4.6 Where will the list of prescribed police stations be published?
The Act will require the chief officer to publish the prescribed police stations list for their force in such a manner they think fit, e.g. on the police force’s website. The document published by the chief officer will include the name and address of each prescribed police station in that area.
4.7 What will publishing a list of high risk countries achieve?
IICSA considered that a list of countries at high risk of CSEA by UK nationals and residents was necessary to increase the number of foreign travel restrictions imposed via SHPOs and SROs. The list may help applicants and the courts in considering whether it is necessary to apply for or make these orders to restrict foreign travel of registered sex offenders and those who pose a risk of sexual harm.

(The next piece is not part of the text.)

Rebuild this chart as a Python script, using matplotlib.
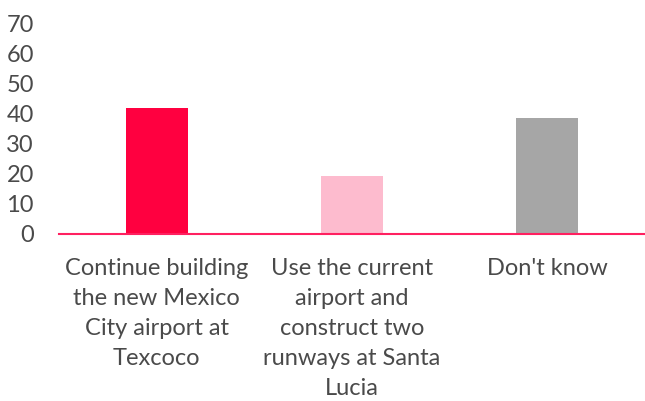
import matplotlib.pyplot as plt

categories = [
    "Continue building\nthe new Mexico\nCity airport at\nTexcoco",
    "Use the current\nairport and\nconstruct two\nrunways at Santa\nLucia",
    "Don't know",
]
values = [42, 19.3, 38.7]
colors = ["#FF0040", "#FDBBCE", "#A6A6A6"]
yticks = [0, 10, 20, 30, 40, 50, 60, 70]

plt.rcParams['font.family'] = ['Lato', 'DejaVu Sans']

fig = plt.figure(figsize=(6.45, 4.01), dpi=100)
ax = fig.add_axes([59 / 645, 1 - 234 / 401, 1 - 59 / 645, 210 / 401])

x = range(len(categories))
ax.bar(x, values, width=0.316, color=colors)

ax.set_xlim(-0.5, 2.5)
ax.set_ylim(0, 70)
ax.set_yticks(yticks)
ax.set_yticklabels([str(t) for t in yticks], fontsize=17, color="#4a4a4a")
ax.set_xticks(list(x))
ax.set_xticklabels(categories, fontsize=17, color="#4a4a4a", linespacing=1.53, va='top')
ax.tick_params(axis='both', length=0)
ax.tick_params(axis='y', pad=18)
ax.tick_params(axis='x', pad=17)

for s in ["top", "right", "left"]:
    ax.spines[s].set_visible(False)
ax.spines["bottom"].set_color("#FF2060")
ax.spines["bottom"].set_linewidth(1.5)

fig.savefig("out.png", dpi=100)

4.8 What will be the benefits of allowing BTP and MDP to directly apply for orders?
BTP and MDP will be able to apply for an order directly without having to go via a local police force, saving time and resources.
4.9 What are the sentence ranges for the underlying, substantive offences reference by the amended section 14 (that is, sections 5 to 12)?
The starting points and ranges vary but assuming the highest levels of Harm and Culpability (category 1A offences) the minimal set is for section 12, ‘causing a child to watch a sexual act,’ is a range of 3 to 6 years custody and a starting point of 4 years. The maximal set would be for section 5, ‘rape of a child under 13,’ with a range of 13 to 19 years and a starting point of 16 years.
4.10 How will removing the need for a Notification Order improve the current system?
The changes made by this Act remove the requirement for the police to apply to the court for a Notification Order and enable them to make relevant offenders with a finding, conviction or caution for a sexual offence committed abroad subject to the notification requirements directly. This will simplify the process.